Poetry Sunday: The New Colossus

I've featured it here before, but this poem has been in the news over the past week, the controversy over its meaning exposing a particularly nasty and hate-filled attitude toward immigrants that is red meat to a certain segment of right-wing America. 

Emma Lazarus wrote her poem as a contribution to the fund-raising effort for construction of a base for the Statue of Liberty. She wrote the poem on November 2, 1883. The statue was dedicated on October 28, 1886 and Lazarus' poem was later engraved on its base. For generations of Americans since, the two have been symbolic of the country's status as a nation of immigrants and of a welcoming attitude toward those immigrants. This is not a popular concept with our current president and his administration and his avid followers.

Just to remind us about what all the fuss is about, here is the simple sonnet that causes such apoplexy among some of our fellow citizens. 

The New Colossus
by Emma Lazarus
Not like the brazen giant of Greek fame,
With conquering limbs astride from land to land;
Here at our sea-washed, sunset gates shall stand
A mighty woman with a torch, whose flame
Is the imprisoned lightning, and her name
Mother of Exiles.

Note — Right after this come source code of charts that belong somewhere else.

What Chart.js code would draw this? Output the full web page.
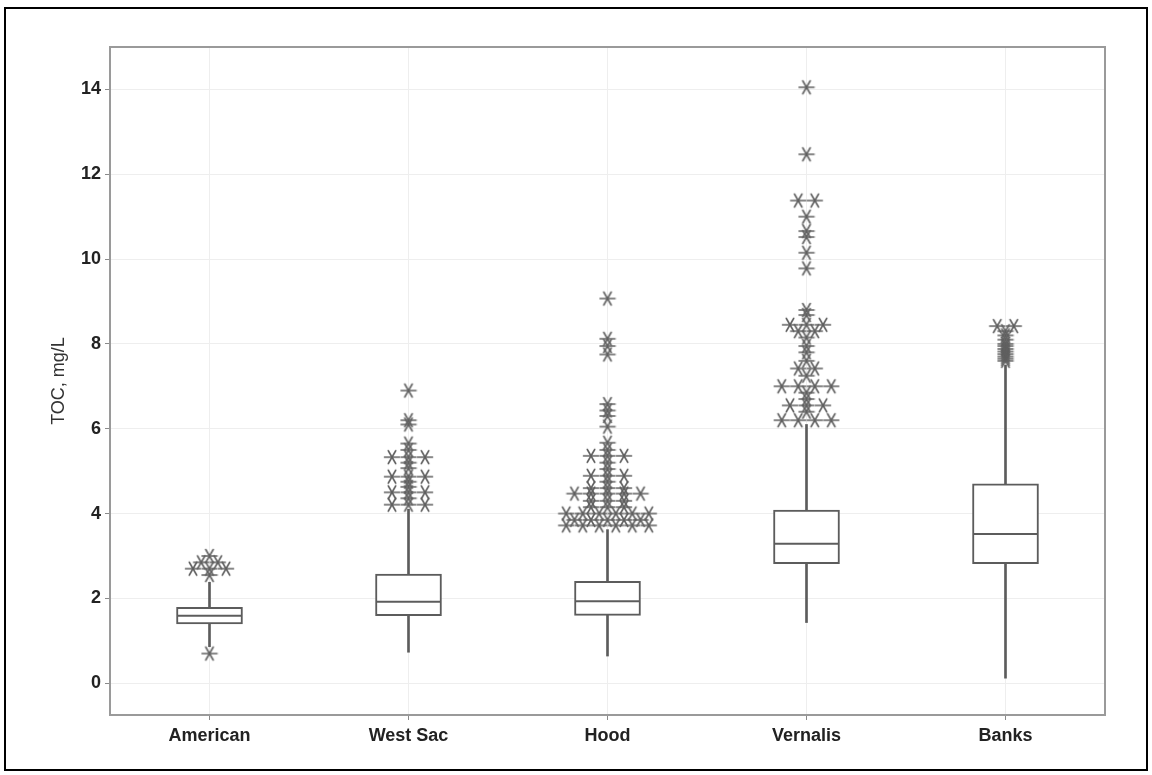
<!DOCTYPE html>
<html>
<head>
<meta charset="utf-8">
<script src="https://cdn.jsdelivr.net/npm/chart.js@4"></script>
<style>
  html, body { margin: 0; padding: 0; background: #fff; }
  #wrap { position: relative; width: 1152px; height: 775px; }
  #frame { position: absolute; left: 4px; top: 7px; width: 1140px; height: 760px; border: 2px solid #000; pointer-events: none; }
  canvas { position: absolute; left: 0; top: 0; }
</style>
</head>
<body>
<div id="wrap">
  <canvas id="chart" width="1152" height="775"></canvas>
  <div id="frame"></div>
</div>
<script>
const categories = ['American', 'West Sac', 'Hood', 'Vernalis', 'Banks'];
const yTicks = [0, 2, 4, 6, 8, 10, 12, 14];

// box statistics
const whiskerLow = [0.86, 0.73, 0.64, 1.43, 0.12];
const q1 = [1.40, 1.59, 1.60, 2.82, 2.82];
const median = [1.59, 1.92, 1.93, 3.29, 3.52];
const q3 = [1.79, 2.57, 2.40, 4.08, 4.70];
const whiskerHigh = [2.38, 4.10, 3.62, 6.10, 7.50];

// outliers, repeated values sit side by side
const outAmerican = [3.0, 2.85, 2.85, 2.7, 2.7, 2.7, 2.55, 0.7];
const outWestSac = [6.9, 6.2, 6.1, 5.65, 5.5, 5.33, 5.33, 5.33, 5.2, 5.07, 4.87, 4.87, 4.87,
  4.75, 4.63, 4.5, 4.5, 4.5, 4.36, 4.21, 4.21, 4.21];
const outHood = [9.07, 8.12, 7.95, 7.75, 6.58, 6.43, 6.3, 6.05, 5.67, 5.5, 5.36, 5.36, 5.36,
  5.2, 5.05, 4.89, 4.89, 4.89, 4.75, 4.6, 4.6, 4.6, 4.47, 4.47, 4.47, 4.47, 4.47,
  4.3, 4.3, 4.3, 4.15, 4.15, 4.15, 4.0, 4.0, 4.0, 4.0, 4.0, 4.0,
  3.85, 3.85, 3.85, 3.85, 3.85, 3.72, 3.72, 3.72, 3.72, 3.72, 3.72];
const outVernalis = [14.05, 12.47, 11.38, 11.38, 11.0, 10.66, 10.52, 10.15, 9.78, 8.8, 8.68,
  8.45, 8.45, 8.45, 8.3, 8.3, 8.15, 7.95, 7.8, 7.6, 7.42, 7.42, 7.25, 7.0, 7.0, 7.0, 7.0,
  6.85, 6.7, 6.55, 6.55, 6.55, 6.4, 6.2, 6.2, 6.2, 6.2];
const outBanks = [8.42, 8.42, 8.3, 8.2, 8.1, 8.0, 7.95, 7.88, 7.82, 7.76, 7.7, 7.65, 7.6];
const outliers = [outAmerican, outWestSac, outHood, outVernalis, outBanks];

const GREY = '#5c5c5c';
const SPREAD = 0.083;

// spread equal values sideways like a dot plot
function outlierPoints() {
  const pts = [];
  outliers.forEach((vals, i) => {
    const counts = {};
    vals.forEach((v) => { counts[v] = (counts[v] || 0) + 1; });
    Object.keys(counts).forEach((k) => {
      const n = counts[k];
      for (let j = 0; j < n; j++) {
        pts.push({ x: i + (j - (n - 1) / 2) * SPREAD, y: parseFloat(k) });
      }
    });
  });
  return pts;
}

// six-armed asterisk marker
function makeStar() {
  const c = document.createElement('canvas');
  c.width = 18; c.height = 18;
  const g = c.getContext('2d');
  g.strokeStyle = '#606060';
  g.lineWidth = 1.6;
  g.lineCap = 'round';
  const r = 7.5;
  [0, 60, 120].forEach((a) => {
    const t = a * Math.PI / 180;
    g.beginPath();
    g.moveTo(9 - r * Math.cos(t), 9 - r * Math.sin(t));
    g.lineTo(9 + r * Math.cos(t), 9 + r * Math.sin(t));
    g.stroke();
  });
  return c;
}

const frameBorder = {
  id: 'frameBorder',
  afterDraw(chart) {
    const { ctx, chartArea: a } = chart;
    ctx.save();
    ctx.strokeStyle = '#9a9a9a';
    ctx.lineWidth = 2;
    ctx.strokeRect(a.left, a.top, a.right - a.left, a.bottom - a.top);
    ctx.restore();
  }
};

const FONT = 'Arial, "Liberation Sans", sans-serif';

new Chart(document.getElementById('chart'), {
  type: 'bar',
  plugins: [frameBorder],
  data: {
    datasets: [
      {
        type: 'scatter',
        label: 'outliers',
        data: outlierPoints(),
        pointStyle: makeStar(),
        order: 0
      },
      {
        type: 'scatter',
        label: 'median',
        data: median.map((v, i) => ({ x: i, y: v })),
        pointStyle: 'line',
        pointRadius: 32,
        borderColor: GREY,
        borderWidth: 2,
        order: 1
      },
      {
        label: 'box',
        data: q1.map((v, i) => ({ x: i, y: [v, q3[i]] })),
        backgroundColor: '#ffffff',
        borderColor: GREY,
        borderWidth: 2,
        borderSkipped: false,
        barThickness: 66,
        grouped: false,
        order: 2
      },
      {
        label: 'whisker',
        data: whiskerLow.map((v, i) => ({ x: i, y: [v, whiskerHigh[i]] })),
        backgroundColor: GREY,
        borderWidth: 0,
        barThickness: 2,
        grouped: false,
        order: 3
      }
    ]
  },
  options: {
    responsive: false,
    animation: false,
    devicePixelRatio: 1,
    events: [],
    layout: { padding: { left: 48, right: 47, top: 47, bottom: 20 } },
    plugins: { legend: { display: false }, tooltip: { enabled: false } },
    scales: {
      x: {
        type: 'linear',
        min: -0.5,
        max: 4.5,
        offset: false,
        afterBuildTicks: (s) => { s.ticks = categories.map((c, i) => ({ value: i })); },
        afterFit: (s) => { s.height = 40; },
        grid: { offset: false, color: '#eeeeee', tickColor: '#8a8a8a', tickLength: 5, lineWidth: 1 },
        border: { display: false },
        ticks: {
          callback: (v) => categories[v],
          maxRotation: 0,
          autoSkip: false,
          padding: 5,
          color: '#222',
          font: { family: FONT, size: 18, weight: 'bold' }
        }
      },
      y: {
        min: -0.75,
        max: 15,
        afterBuildTicks: (s) => { s.ticks = yTicks.map((v) => ({ value: v })); },
        afterFit: (s) => { s.width = 62; },
        grid: { color: '#eeeeee', tickColor: '#8a8a8a', tickLength: 5, lineWidth: 1 },
        border: { display: false },
        ticks: {
          padding: 4,
          color: '#222',
          font: { family: FONT, size: 18, weight: 'bold' }
        },
        title: {
          display: true,
          text: 'TOC, mg/L',
          color: '#333',
          padding: { top: 0, bottom: 0 },
          font: { family: FONT, size: 18 }
        }
      }
    }
  }
});
</script>
</body>
</html>
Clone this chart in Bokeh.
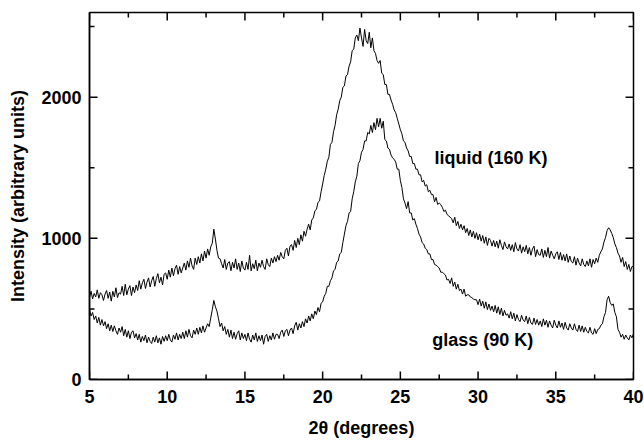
import numpy as np
from bokeh.plotting import figure
from bokeh.models import FixedTicker, Range1d, Label
from bokeh.embed import file_html
from bokeh.resources import INLINE

# scattering angle grid (degrees), 0.1 deg steps from 5 to 40
two_theta = np.round(5.0 + 0.1 * np.arange(351), 1)

# liquid (160 K) intensity
liquid = [
    580, 625, 570, 610, 585, 635, 575, 615, 600, 560,
    605, 630, 575, 620, 555, 625, 585, 650, 580, 615,
    605, 660, 595, 675, 600, 640, 665, 595, 655, 615,
    670, 630, 700, 640, 685, 710, 645, 690, 720, 655,
    700, 730, 660, 715, 750, 685, 725, 670, 745, 755,
    710, 775, 725, 790, 735, 785, 810, 745, 800, 755,
    790, 825, 775, 840, 795, 860, 805, 780, 860, 815,
    870, 825, 890, 840, 910, 860, 925, 880, 940, 965,
    1065, 995, 915, 860, 855, 820, 790, 850, 780, 825,
    835, 770, 830, 790, 855, 780, 825, 765, 840, 790,
    775, 830, 780, 880, 770, 820, 785, 845, 770, 825,
    795, 845, 800, 780, 855, 815, 800, 860, 825, 870,
    835, 880, 845, 900, 870, 855, 915, 930, 875, 945,
    955, 915, 985, 935, 1000, 955, 1025, 980, 1050, 1015,
    1065, 1100, 1060, 1130, 1145, 1195, 1205, 1255, 1265, 1330,
    1385, 1445, 1490, 1545, 1575, 1665, 1680, 1755, 1800, 1875,
    1915, 1975, 2000, 2070, 2080, 2150, 2160, 2220, 2250, 2330,
    2340, 2420, 2440, 2400, 2490, 2420, 2360, 2480, 2400, 2380,
    2460, 2350, 2420, 2330, 2310, 2260, 2240, 2260, 2170, 2160,
    2090, 2090, 2020, 2020, 1980, 1950, 1910, 1890, 1850, 1810,
    1770, 1740, 1690, 1680, 1640, 1620, 1580, 1580, 1530, 1530,
    1490, 1490, 1450, 1450, 1400, 1410, 1370, 1380, 1330, 1340,
    1310, 1310, 1260, 1290, 1240, 1250, 1240, 1220, 1190, 1200,
    1170, 1160, 1150, 1140, 1110, 1150, 1090, 1120, 1070, 1100,
    1060, 1090, 1040, 1070, 1020, 1060, 1010, 1050, 1000, 1040,
    990, 1030, 980, 1020, 965, 1010, 950, 1000, 985, 945,
    985, 940, 980, 930, 990, 950, 920, 975, 940, 925,
    960, 915, 955, 905, 970, 925, 910, 955, 895, 940,
    905, 950, 890, 935, 880, 925, 945, 870, 920, 885,
    880, 925, 865, 915, 870, 935, 860, 910, 880, 855,
    890, 905, 850, 900, 845, 885, 840, 890, 830, 875,
    835, 825, 870, 810, 860, 825, 805, 855, 815, 800,
    840, 805, 855, 795, 850, 820, 860, 830, 880, 905,
    925, 975, 1005, 1055, 1075, 1060, 1035, 1005, 960, 935,
    895, 875, 830, 865, 800, 835, 780, 815, 765, 800,
    800,
]

# glass (90 K) intensity
glass = [
    495, 450, 475, 425, 450, 400, 440, 385, 425, 380,
    410, 360, 395, 345, 385, 340, 380, 345, 320, 365,
    335, 375, 310, 355, 300, 345, 290, 335, 345, 295,
    325, 280, 320, 265, 305, 275, 315, 260, 300, 270,
    255, 300, 265, 310, 260, 295, 250, 305, 270, 310,
    275, 320, 280, 265, 315, 285, 330, 280, 320, 290,
    335, 290, 345, 300, 355, 310, 295, 350, 320, 365,
    320, 370, 330, 380, 335, 365, 395, 375, 435, 495,
    560, 515, 485, 430, 375, 400, 345, 375, 320, 355,
    300, 350, 290, 335, 285, 325, 345, 280, 330, 290,
    320, 275, 330, 285, 265, 315, 280, 330, 270, 310,
    275, 315, 250, 305, 320, 270, 310, 280, 330, 285,
    320, 320, 290, 335, 350, 305, 345, 355, 310, 350,
    365, 325, 380, 405, 350, 395, 365, 410, 375, 430,
    400, 450, 415, 465, 430, 485, 460, 510, 480, 540,
    550, 590, 610, 660, 660, 700, 720, 770, 780, 830,
    840, 890, 900, 970, 1030, 1090, 1120, 1180, 1190, 1280,
    1330, 1400, 1440, 1530, 1550, 1610, 1630, 1690, 1690, 1750,
    1740, 1800, 1750, 1820, 1770, 1850, 1790, 1850, 1780, 1830,
    1700, 1690, 1640, 1630, 1590, 1570, 1560, 1540, 1490, 1490,
    1410, 1360, 1280, 1250, 1210, 1260, 1180, 1180, 1130, 1140,
    1100, 1070, 1030, 1010, 970, 960, 930, 920, 890, 890,
    850, 850, 815, 810, 800, 790, 760, 760, 750, 740,
    705, 710, 680, 720, 660, 690, 640, 675, 630, 640,
    605, 640, 590, 600, 600, 585, 580, 570, 565, 565,
    530, 570, 520, 555, 505, 550, 495, 535, 490, 520,
    480, 525, 470, 515, 460, 505, 450, 490, 455, 465,
    435, 480, 430, 470, 415, 460, 425, 410, 455, 420,
    410, 450, 395, 440, 400, 390, 435, 390, 425, 385,
    415, 375, 430, 385, 420, 370, 415, 385, 365, 420,
    385, 365, 415, 370, 400, 355, 405, 365, 350, 395,
    365, 350, 395, 355, 340, 385, 340, 380, 335, 370,
    340, 330, 370, 330, 320, 360, 325, 355, 360, 385,
    395, 445, 475, 565, 590, 545, 525, 535, 475, 445,
    355, 335, 300, 320, 285, 315, 295, 280, 315, 295,
    325,
]

x_major = [5, 10, 15, 20, 25, 30, 35, 40]
x_minor = [7.5, 12.5, 17.5, 22.5, 27.5, 32.5, 37.5]
y_major = [0, 1000, 2000]
y_minor = [500, 1500, 2500]

X_MIN, X_MAX = 5, 40
Y_MIN, Y_MAX = 0, 2600

series_labels = ["liquid (160 K)", "glass (90 K)"]
label_x = [27.2, 27.05]
label_y = [1567, 279]

FONT = "Liberation Sans"

W, H = 644, 440
BL, BR, BT, BB = 89, 11, 12, 60
FRAME_W = W - BL - BR
FRAME_H = H - BT - BB
MAJOR_LEN, MINOR_LEN = 8, 5   # tick lengths in pixels

p = figure(width=W, height=H, output_backend="svg", toolbar_location=None,
           x_range=Range1d(X_MIN, X_MAX), y_range=Range1d(Y_MIN, Y_MAX),
           min_border_left=BL, min_border_right=BR, min_border_top=BT,
           min_border_bottom=BB)
p.grid.visible = False
p.outline_line_color = "black"
p.outline_line_width = 1.5
p.background_fill_color = "white"
p.border_fill_color = "white"

p.line(two_theta, liquid, line_color="black", line_width=1)
p.line(two_theta, glass, line_color="black", line_width=1)

# inward ticks on all four sides, drawn as short segments
px_x = (X_MAX - X_MIN) / FRAME_W
px_y = (Y_MAX - Y_MIN) / FRAME_H
for ticks, length in ((x_major, MAJOR_LEN), (x_minor, MINOR_LEN)):
    t = np.array(ticks, dtype=float)
    lo = np.full_like(t, Y_MIN)
    hi = np.full_like(t, Y_MAX)
    dy = length * px_y
    p.segment(x0=t, y0=lo, x1=t, y1=lo + dy, line_color="black", line_width=1.5)
    p.segment(x0=t, y0=hi, x1=t, y1=hi - dy, line_color="black", line_width=1.5)
for ticks, length in ((y_major, MAJOR_LEN), (y_minor, MINOR_LEN)):
    t = np.array(ticks, dtype=float)
    lo = np.full_like(t, X_MIN)
    hi = np.full_like(t, X_MAX)
    dx = length * px_x
    p.segment(x0=lo, y0=t, x1=lo + dx, y1=t, line_color="black", line_width=1.5)
    p.segment(x0=hi, y0=t, x1=hi - dx, y1=t, line_color="black", line_width=1.5)

xa = p.xaxis[0]
ya = p.yaxis[0]
xa.ticker = FixedTicker(ticks=x_major, minor_ticks=[])
ya.ticker = FixedTicker(ticks=y_major, minor_ticks=[])
for ax in (xa, ya):
    ax.axis_line_color = "black"
    ax.axis_line_width = 1.5
    ax.major_tick_in = 0
    ax.major_tick_out = 0
    ax.minor_tick_in = 0
    ax.minor_tick_out = 0
    ax.major_label_text_font = FONT
    ax.major_label_text_font_style = "bold"
    ax.major_label_text_font_size = "18px"
    ax.major_label_text_color = "black"
    ax.axis_label_text_font = FONT
    ax.axis_label_text_font_style = "bold"
    ax.axis_label_text_font_size = "18px"
    ax.axis_label_text_color = "black"

xa.major_label_standoff = 10
xa.axis_label = "2θ (degrees)"
xa.axis_label_standoff = 12
ya.major_label_standoff = 8
ya.axis_label = "Intensity (arbitrary units)"
ya.axis_label_standoff = 10

for txt, lx, ly in zip(series_labels, label_x, label_y):
    p.add_layout(Label(x=lx, y=ly, text=txt, text_font=FONT, text_font_style="bold",
                       text_font_size="18px", text_color="black",
                       text_baseline="alphabetic", text_align="left"))

open("out.html", "w").write(file_html(p, INLINE))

From her beacon-hand
Glows world-wide welcome; her mild eyes command
The air-bridged harbor that twin cities frame.
"Keep ancient lands, your storied pomp!" cries she
With silent lips. "Give me your tired, your poor,
Your huddled masses yearning to breathe free,
The wretched refuse of your teeming shore.
Send these, the homeless, tempest-tost to me,
I lift my lamp beside the golden door!"